2
votes

I am attempting to read data files stored as a .txt, some of which are very large (>1 GB). It seems that every time QFile attempts to use the .open() method on files larger than 600MB, it freezes and crashes. Is there a better way to open large files than QFile? None of the code below the if (_file.open(QIODevice::ReadOnly)) line shown below executes, so I believe the crash occurs where the open method is called.

I understand from answers to similar questions that reading in large text files is not a great way to handle huge amounts of data, but unfortunately these are log files that I have no control over. I need to be able to read these files OR elegantly handle/ignore an oversized file, but I can't find information on how to detect the maximum read size. I would rather not have to manually open and split these files in a text editor, as I have about a terabyte of these to process and manually splitting could lead to loss of important information. I am not overly concerned with the responsiveness of this program, and any method used to open files can sit and think for quite awhile, as this program will be used for data processing not any kind of user interaction.

Thanks for your help

Code:

void FileRead::openNewFile()
{
    if(_listOfFiles.size()>0)
    {
        _file.setFileName(_listOfFiles.at(0));
        if (_file.open(QIODevice::ReadOnly)) //file opened successfully
        {
            _file.reset();
            emit fileOpened();
            emit fileOpened(_file.fileName());
            qDebug()<<"File Opened";
            qDebug()<<_file.fileName();


        }
        else
        {
            qDebug()<<"Unable to open file";
            qDebug()<<_listOfFiles;
            _listOfFiles.removeAt(0);
            emit fileSent();
        }
    }
    else
    {
        qDebug()<<"All files processed";
    }
}
1
Usually it is no problem with just open() - no matter of size. I may guess that you may have obstacles for example: due to lock of the file by another process - just as one of ideas and you mentioned it as log file. - yshurik
@yshurik : the log sits in a directory and aren't open in any other program (they were generated months ago, I'm attempting to parse and summarize them.) My code will work on files <400MB, but always fails on files >600MB. Could it be due to running this in QtCreator, and not as the .exe? I don't see any of the qDebug messages in the output, which is why I believe the problem lies in the .open(). - french13
So you just open them? You could perhaps test std::ifstream instead? - user2672165
@user2672165 _file is a QFile member variable, a separate slot reads the file in 100 lines at a time to avoid putting the entirety of a huge file into memory, or at least that's the design intent. This the section of code that's giving me trouble, though. - french13

1 Answers

1
votes

I think you're re-using a QFile that's already open, and this might be problematic.
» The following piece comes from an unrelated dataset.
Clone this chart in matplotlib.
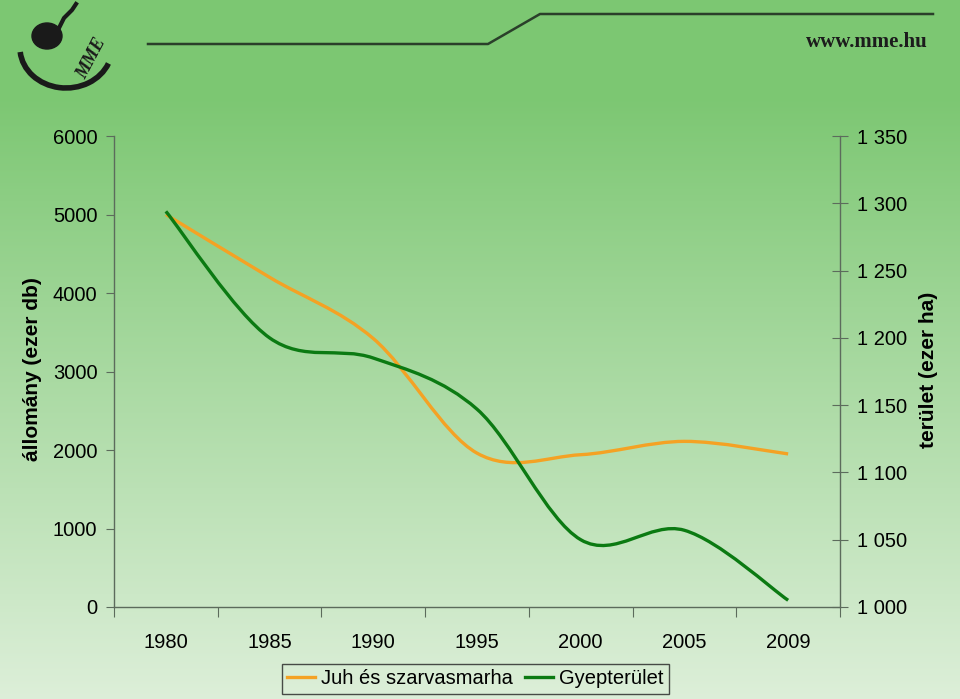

The call to reset() is pointless - you've just opened the file, it is reset by definition.

You have not provided a backtrace of where exactly does your code crash. I cannot reproduce your problem - I have a 16GB sparse file that I can open, read from, and close, successfully, on both Qt 4.8 and Qt 5.2, on both Windows 7 and OS X.

If you write a minimal test case for this (a stand-alone application that does nothing but opens the file, reads a few bytes from it, and closes it), you'll likely find that it doesn't crash - the problem is elsewhere in your code.